Nach Berechnungen des WNISR 2020 waren die realen Auszeiten im Schnitt 44 Prozent länger als geplant. „Wir haben auch schon erlebt, dass ein Wiederankopplungstermin bis zu 40 Mal verschoben wurde“, so Schneider.

Schon seit Wochen fehle regelmäßig über die Hälfte der installierten Kapazität. „Ich sehe nicht, warum sich dieser Trend umkehren sollte, da nun auch die modernsten Reaktoren wegen Rissen im Not-Einspeisesystem betroffen sind“, so der Nuklearexperte. Inzwischen wurde bekannt, dass neben den fünf AKWs, die im Dezember 2021 abgeschaltet wurden, weitere Baulinien betroffen sind.

„Dass sich die Verfügbarkeit von Kernkraftwerken mittelfristig wieder ergeben wird“, wie man beim Kerntechnik-Verband Deutschland (KernD) annimmt, glaubt weder Schneider noch Quaschning. „Viele Anlagen sind so alt, dass sie in den nächsten zehn Jahren wegbrechen werden. Allein ihre Leistung durch den Bau neuer AKWs zu ersetzen ist eine Riesenaufgabe“, so Quaschning.

Der französische Rechnungshof warnte bereits im vergangenen Jahr, dass neue AKWs „nicht termingerecht und zu vernünftigen Kosten“ gebaut werden könnten, wie der EPR-Reaktor in Flamanville. Dieser werde frühestens 2023 ans Netz gehen – mit einer Verspätung von elf Jahren.

„Wir erwarten mehr Reaktorausfälle als die, von denen EDF derzeit berichtet“, sagt auch der Analyst Eylert Ellefsen von der norwegischen Energieplattform Energy Quantified dem Branchendienst Montelnews. Man gehe von einem „angespannten“ kommenden Winter aus.

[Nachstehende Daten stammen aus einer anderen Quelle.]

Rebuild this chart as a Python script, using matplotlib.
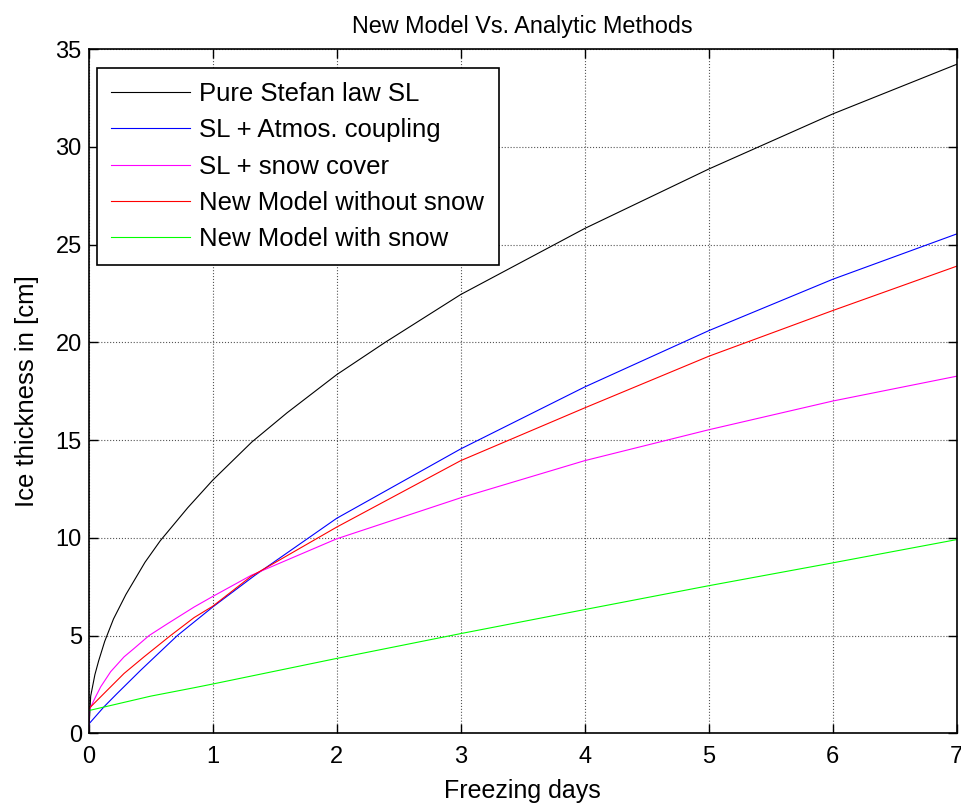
import matplotlib
matplotlib.use("Agg")
import matplotlib.pyplot as plt

# readings from the reference (freezing days, ice thickness in cm)
x_stefan = [0, 0.016, 0.05, 0.08, 0.129, 0.2, 0.30, 0.454, 0.577, 0.8, 1.0, 1.315, 1.6, 2.0, 2.39, 3.0, 4.0, 5.0, 6.0, 7.0]
y_stefan = [0, 1.9, 3.0, 3.7, 4.7, 5.85, 7.1, 8.75, 9.85, 11.55, 12.95, 14.9, 16.4, 18.35, 20.0, 22.45, 25.83, 28.87, 31.69, 34.23]

x_atmos = [0, 0.005, 0.124, 0.23, 0.42, 0.715, 1.0, 1.34, 2.0, 3.0, 4.0, 5.0, 6.0, 7.0]
y_atmos = [0.35, 0.5, 1.36, 2.04, 3.23, 5.0, 6.46, 8.08, 11.0, 14.55, 17.72, 20.6, 23.23, 25.55]

x_snow = [0, 0.005, 0.056, 0.097, 0.177, 0.285, 0.366, 0.487, 0.634, 0.85, 1.0, 1.31, 2.0, 3.0, 4.0, 5.0, 6.0, 7.0]
y_snow = [0, 1.19, 1.87, 2.38, 3.15, 3.91, 4.34, 5.0, 5.6, 6.46, 7.0, 8.08, 9.95, 12.05, 13.95, 15.53, 17.0, 18.27]

x_new = [0, 0.124, 0.285, 0.446, 0.66, 0.85, 1.0, 1.31, 2.0, 3.0, 4.0, 5.0, 6.0, 7.0]
y_new = [1.25, 2.04, 3.06, 3.91, 5.0, 5.92, 6.5, 8.03, 10.55, 13.95, 16.65, 19.29, 21.63, 23.9]

x_new_snow = [0, 0.23, 0.5, 0.85, 1.0, 2.0, 3.0, 4.0, 5.0, 6.0, 7.0]
y_new_snow = [1.16, 1.5, 1.9, 2.33, 2.52, 3.83, 5.1, 6.33, 7.55, 8.72, 9.91]

labels = ["Pure Stefan law SL", "SL + Atmos. coupling", "SL + snow cover",
          "New Model without snow", "New Model with snow"]
colors = ["#000000", "#0000ff", "#ff00ff", "#ff0000", "#00ff00"]

plt.rcParams['font.family'] = ['Liberation Sans', 'DejaVu Sans']

fig = plt.figure(figsize=(9.62, 8.05), dpi=100)
ax = fig.add_axes([0.0922, 0.0891, 0.9023, 0.8497])

series = [(x_stefan, y_stefan), (x_atmos, y_atmos), (x_snow, y_snow),
          (x_new, y_new), (x_new_snow, y_new_snow)]
for (xs, ys), lab, col in zip(series, labels, colors):
    ax.plot(xs, ys, color=col, linewidth=0.8, label=lab)

ax.set_xlim(0, 7)
ax.set_ylim(0, 35)
ax.set_xticks(range(0, 8))
ax.set_yticks(range(0, 36, 5))
ax.grid(True, color='#555555', linestyle=':', linewidth=0.8)
ax.tick_params(direction='in', top=True, right=True, length=6.5, width=1.0,
               labelsize=17)
ax.tick_params(axis='x', pad=9)
ax.tick_params(axis='y', pad=5)
for sp in ax.spines.values():
    sp.set_linewidth(1.2)

ax.set_xlabel("Freezing days", fontsize=18, labelpad=8)
ax.set_ylabel("Ice thickness in [cm]", fontsize=18.5, labelpad=12)
ax.set_title("New Model Vs. Analytic Methods", fontsize=16.8, pad=12)

leg = ax.legend(loc='upper left', bbox_to_anchor=(0.0092, 0.973), borderaxespad=0,
                fontsize=18.5, handlelength=3.1, handletextpad=0.35,
                borderpad=0.55, labelspacing=0.48, fancybox=False, framealpha=1)
leg.get_frame().set_edgecolor('k')
leg.get_frame().set_linewidth(1.2)

fig.savefig("out.png", dpi=100)
plt.close(fig)
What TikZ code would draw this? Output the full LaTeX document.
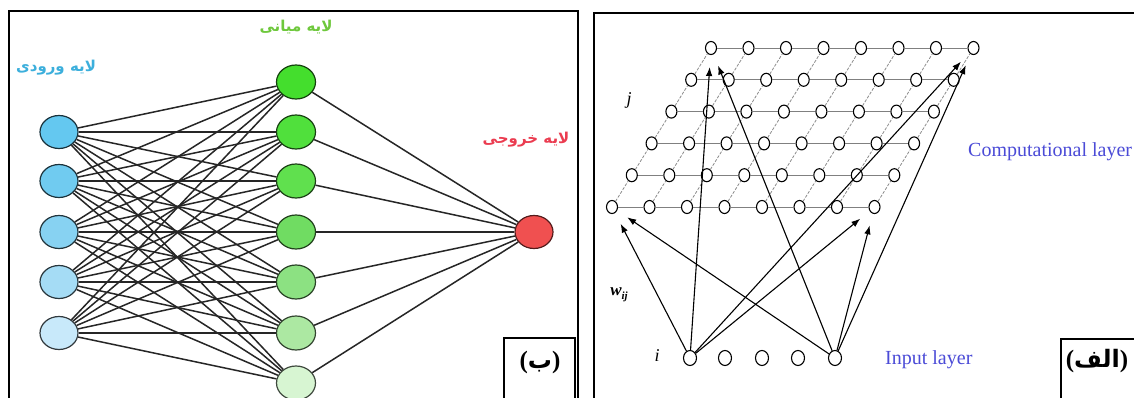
\documentclass[tikz,border=0pt]{standalone}
\usepackage{fontspec}
\setmainfont{Liberation Serif}
\newfontfamily\arabicfont[Script=Arabic]{DejaVu Sans}
\TeXXeTstate=1
\usetikzlibrary{arrows.meta,shapes.geometric}
\definecolor{b1}{RGB}{100,200,240}
\definecolor{b2}{RGB}{112,203,240}
\definecolor{b3}{RGB}{135,210,242}
\definecolor{b4}{RGB}{165,220,245}
\definecolor{b5}{RGB}{200,233,250}
\definecolor{g1}{RGB}{68,222,45}
\definecolor{g2}{RGB}{80,224,60}
\definecolor{g3}{RGB}{96,224,78}
\definecolor{g4}{RGB}{112,220,98}
\definecolor{g5}{RGB}{140,225,130}
\definecolor{g6}{RGB}{172,232,162}
\definecolor{g7}{RGB}{215,245,210}
\definecolor{rednode}{RGB}{240,80,80}
\definecolor{lblblue}{RGB}{60,175,220}
\definecolor{lblgreen}{RGB}{110,200,60}
\definecolor{lblred}{RGB}{235,60,80}
\definecolor{txtblue}{RGB}{75,75,215}
\begin{document}
\begin{tikzpicture}[x=1pt,y=-1pt,
  frame/.style={draw=black,line width=2pt},
  neuron/.style={ellipse,draw,line width=1.2pt,inner sep=0pt,minimum width=38pt,minimum height=33pt},
  link/.style={draw=black!85,line width=1.5pt},
  gnode/.style={ellipse,draw=black,fill=white,line width=1.1pt,inner sep=0pt,minimum width=11pt,minimum height=13pt},
  inode/.style={ellipse,draw=black,fill=white,line width=1.1pt,inner sep=0pt,minimum width=13pt,minimum height=15pt},
  hline/.style={draw=black!50,line width=0.9pt},
  sline/.style={draw=black!45,line width=0.8pt,dash pattern=on 3pt off 1.5pt},
  arr/.style={-{Latex[length=9pt,width=6.5pt]},line width=1.1pt,shorten >=12pt},
  fa/.style={font=\arabicfont\bfseries\fontsize{15}{17}\selectfont},
  tag/.style={font=\arabicfont\bfseries\fontsize{24}{26}\selectfont},
  tagp/.style={font=\rmfamily\bfseries\fontsize{25}{26}\selectfont}
]
\useasboundingbox (0,0) rectangle (1134,398);
\clip (0,0) rectangle (1134,398);
\fill[white] (0,0) rectangle (1134,398);

% ---------------- left panel ----------------
\draw[frame] (9,11) rectangle (578,420);
\draw[frame] (504,338) rectangle (575,420);
\node[tag] (tagb) at (540,362) {{\rmfamily\fontsize{25}{26}\selectfont(}\beginR ب\endR{\rmfamily\fontsize{25}{26}\selectfont)}};

\foreach \i/\y/\c in {1/132/b1,2/181/b2,3/232/b3,4/282/b4,5/333/b5}
  \node[neuron,fill=\c,draw=black!75!\c] (in\i) at (59,\y) {};
\foreach \j/\y/\c in {1/82/g1,2/132/g2,3/181/g3,4/232/g4,5/282/g5,6/333/g6,7/383/g7}
  \node[neuron,fill=\c,draw=black!70!\c,minimum width=39pt,minimum height=34pt] (hd\j) at (296,\y) {};
\node[neuron,fill=rednode,draw=black!65!rednode] (out) at (534,232) {};

\foreach \i in {1,...,5}
  \foreach \j in {1,...,7}
    \draw[link] (in\i) -- (hd\j);
\foreach \j in {1,...,7}
  \draw[link] (hd\j) -- (out);

\node[fa,text=lblblue] (lin) at (56,68) {\beginR لایه ورودی\endR};
\node[fa,text=lblgreen] (lhd) at (296,27) {\beginR لایه میانی\endR};
\node[fa,text=lblred] (lout) at (526,140) {\beginR لایه خروجی\endR};

% ---------------- right panel ----------------
\draw[frame] (594,13) rectangle (1150,420);
\draw[frame] (1061,339) rectangle (1150,420);
\node[tag] (taga) at (1097,361) {{\rmfamily\fontsize{25}{26}\selectfont(}\beginR الف\endR{\rmfamily\fontsize{25}{26}\selectfont)}};

\foreach \r in {1,...,6}
  \foreach \c in {1,...,8}
    \node[gnode] (g\r-\c) at ({711-19.8*(\r-1)+37.5*(\c-1)},{48+31.8*(\r-1)}) {};
\foreach \r in {1,...,6}{
  \foreach \c in {1,...,7}{
    \pgfmathtruncatemacro{\nc}{\c+1}
    \draw[hline] (g\r-\c) -- (g\r-\nc);
  }
}
\foreach \c in {1,...,8}{
  \foreach \r in {1,...,5}{
    \pgfmathtruncatemacro{\nr}{\r+1}
    \draw[sline] (g\nr-\c) -- (g\r-\c);
  }
}

\foreach \k/\x in {1/690,2/725,3/762,4/798,5/835}
  \node[inode] (ip\k) at (\x,358) {};

\foreach \s in {1,5}{
  \draw[arr] (ip\s) -- (g6-1);
  \draw[arr] (ip\s) -- (g1-1);
  \draw[arr] (ip\s) -- (g1-8);
  \draw[arr] (ip\s) -- (g6-8);
}

\node[font=\itshape\fontsize{18}{20}\selectfont] (lj) at (629,100) {j};
\node[font=\itshape\fontsize{18}{20}\selectfont] (li) at (657,356) {i};
\node[font=\bfseries\itshape\fontsize{17}{20}\selectfont] (lw) at (619,295) {w\raisebox{-4pt}{\fontsize{11}{12}\selectfont ij}};
\node[anchor=west,text=txtblue,font=\fontsize{20}{22}\selectfont,inner sep=0pt] (lcomp) at (968,152) {Computational layer};
\node[anchor=west,text=txtblue,font=\fontsize{20}{22}\selectfont,inner sep=0pt] (linp) at (885,360) {Input layer};
\end{tikzpicture}
\end{document}
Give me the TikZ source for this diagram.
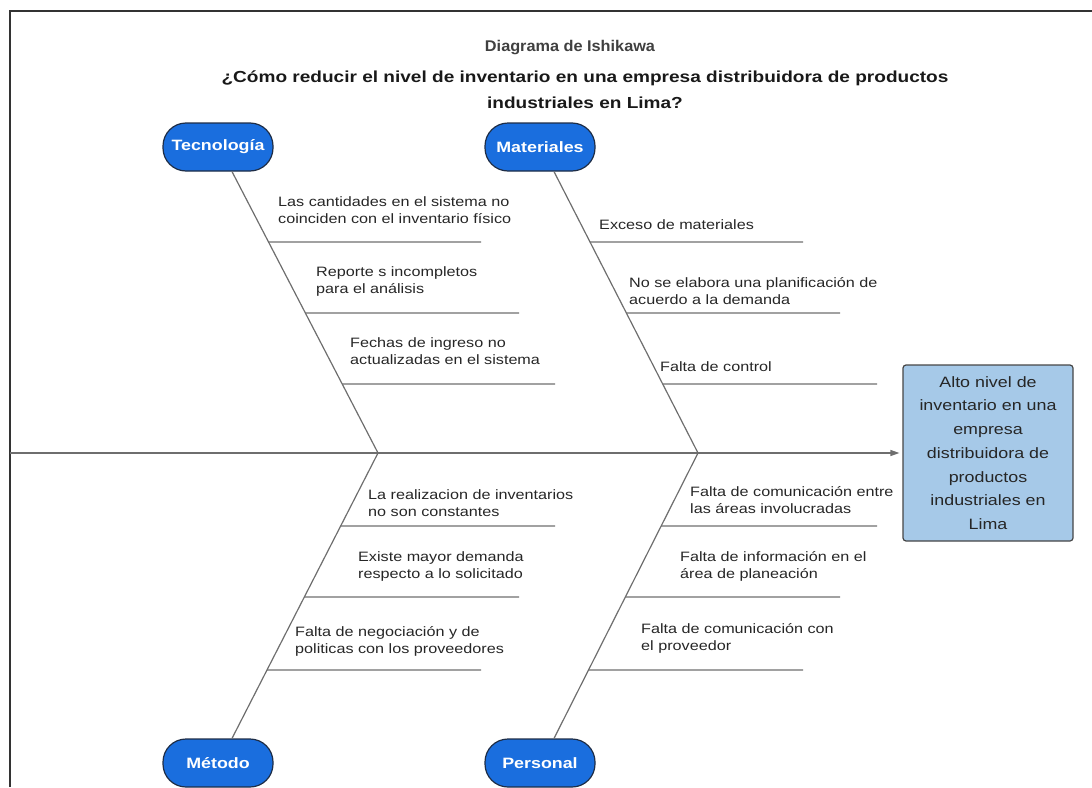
\documentclass[tikz,border=0pt]{standalone}
\usepackage{fontspec}
\setmainfont{Liberation Sans}[FakeStretch=1.19]
\newfontfamily\headfont{Liberation Sans}[FakeStretch=1.05]
\usetikzlibrary{arrows.meta}

\definecolor{pillblue}{RGB}{26,110,222}
\definecolor{pilledge}{RGB}{30,45,70}
\definecolor{effectfill}{RGB}{166,201,232}
\definecolor{effectedge}{RGB}{70,70,70}
\definecolor{bonegray}{RGB}{110,110,110}
\definecolor{inkgray}{RGB}{38,38,38}

% one horizontal cause line hanging off a bone
\newcommand{\twig}[5]{%
  \coordinate (#1s) at (intersection of #2--#3 and 0,#4--1,#4);
  \coordinate (#1e) at (#5,#4);
  \draw[twig] (#1s) -- (#1e);}

\tikzset{
  pill/.style={draw=pilledge, line width=1.2pt, fill=pillblue,
    rounded corners=23pt, minimum width=110pt, minimum height=48pt,
    inner sep=0pt, text=white, font=\bfseries\fontsize{15}{18}\selectfont},
  effect/.style={draw=effectedge, line width=1.2pt, fill=effectfill,
    rounded corners=3pt, minimum width=170pt, minimum height=176pt,
    align=center, text=inkgray, font=\fontsize{15}{23.7}\selectfont},
  bone/.style={draw=bonegray, line width=1.2pt},
  twig/.style={draw=bonegray, line width=1.1pt},
  cause/.style={anchor=west, align=left, inner sep=0pt, text=inkgray,
    font=\fontsize{13.6}{17}\selectfont},
  frame/.style={draw=black!80, line width=1.6pt},
}

\begin{document}
\begin{tikzpicture}[x=1pt, y=-1pt]
\useasboundingbox (0,0) rectangle (1092,787);

% frame (top and left edges)
\draw[frame] (10,787) -- (10,11) -- (1092,11);

% title
\node[text=black!75, font=\headfont\bfseries\fontsize{15.5}{18}\selectfont] (title) at (570,48) {Diagrama de Ishikawa};
\node[text=black!90, align=center, font=\bfseries\fontsize{16}{26}\selectfont] (question) at (585,90)
  {¿Cómo reducir el nivel de inventario en una empresa distribuidora de productos\\industriales en Lima?};

% effect
\node[effect] (eff) at (988,453) {Alto nivel de\\inventario en una\\empresa\\distribuidora de\\productos\\industriales en\\Lima};

% spine
\coordinate (tail) at (10,453);
\coordinate (jA) at (378,453);
\coordinate (jB) at (698,453);
\draw[bone, -{Triangle[length=9pt,width=6pt]}] (tail) -- ([xshift=-3pt]eff.west);

% categories
\node[pill] (tec) at (218,147) {Tecnología};
\node[pill] (mat) at (540,147) {Materiales};
\node[pill] (met) at (218,763) {Método};
\node[pill] (per) at (540,763) {Personal};

\coordinate (tecB) at ([xshift=14pt]tec.south);
\coordinate (matB) at ([xshift=14pt]mat.south);
\coordinate (metB) at ([xshift=14pt]met.north);
\coordinate (perB) at ([xshift=14pt]per.north);

\draw[bone] (tecB) -- (jA);
\draw[bone] (matB) -- (jB);
\draw[bone] (jA) -- (metB);
\draw[bone] (jB) -- (perB);

% cause lines
\twig{ta}{tecB}{jA}{242}{481}
\twig{tb}{tecB}{jA}{313}{519}
\twig{tc}{tecB}{jA}{384}{555}
\twig{ma}{matB}{jB}{242}{803}
\twig{mb}{matB}{jB}{313}{840}
\twig{mc}{matB}{jB}{384}{877}
\twig{ea}{jA}{metB}{526}{555}
\twig{eb}{jA}{metB}{597}{519}
\twig{ec}{jA}{metB}{670}{481}
\twig{pa}{jB}{perB}{526}{877}
\twig{pb}{jB}{perB}{597}{840}
\twig{pc}{jB}{perB}{670}{803}

% cause texts
\node[cause] (tat) at (278,210) {Las cantidades en el sistema no\\coinciden con el inventario físico};
\node[cause] (tbt) at (316,281) {Reporte s incompletos\\para el análisis};
\node[cause] (tct) at (350,351) {Fechas de ingreso no\\actualizadas en el sistema};
\node[cause] (mat1) at (599,225) {Exceso de materiales};
\node[cause] (mbt) at (629,291) {No se elabora una planificación de\\acuerdo a la demanda};
\node[cause] (mct) at (660,367) {Falta de control};
\node[cause] (eat) at (368,503) {La realizacion de inventarios\\no son constantes};
\node[cause] (ebt) at (358,566) {Existe mayor demanda\\respecto a lo solicitado};
\node[cause] (ect) at (295,641) {Falta de negociación y de\\politicas con los proveedores};
\node[cause] (pat) at (690,500) {Falta de comunicación entre\\las áreas involucradas};
\node[cause] (pbt) at (680,566) {Falta de información en el\\área de planeación};
\node[cause] (pct) at (641,638) {Falta de comunicación con\\el proveedor};
\end{tikzpicture}
\end{document}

Dass die hohen Börsenstrompreise bislang nicht bei den Endkunden angekommen sind, liegt laut Schneider vor allem daran, dass Macron EDF mit Blick auf die Wahlen trotz rückläufiger Produktivität angewiesen hat, 20 TWh mehr zu verkaufen und diese für maximal 46,20 Euro je MWh an die Konkurrenz abzugeben.

Der durchschnittliche Preis im April liegt bis heute bei 283 Euro pro MWh. Zudem soll EDF die Strompreise 2022 nur um maximal vier Prozent erhöhen dürfen. Ohne diesen Deckel läge der Anstieg Experten zufolge bei bis zu 20 Prozent.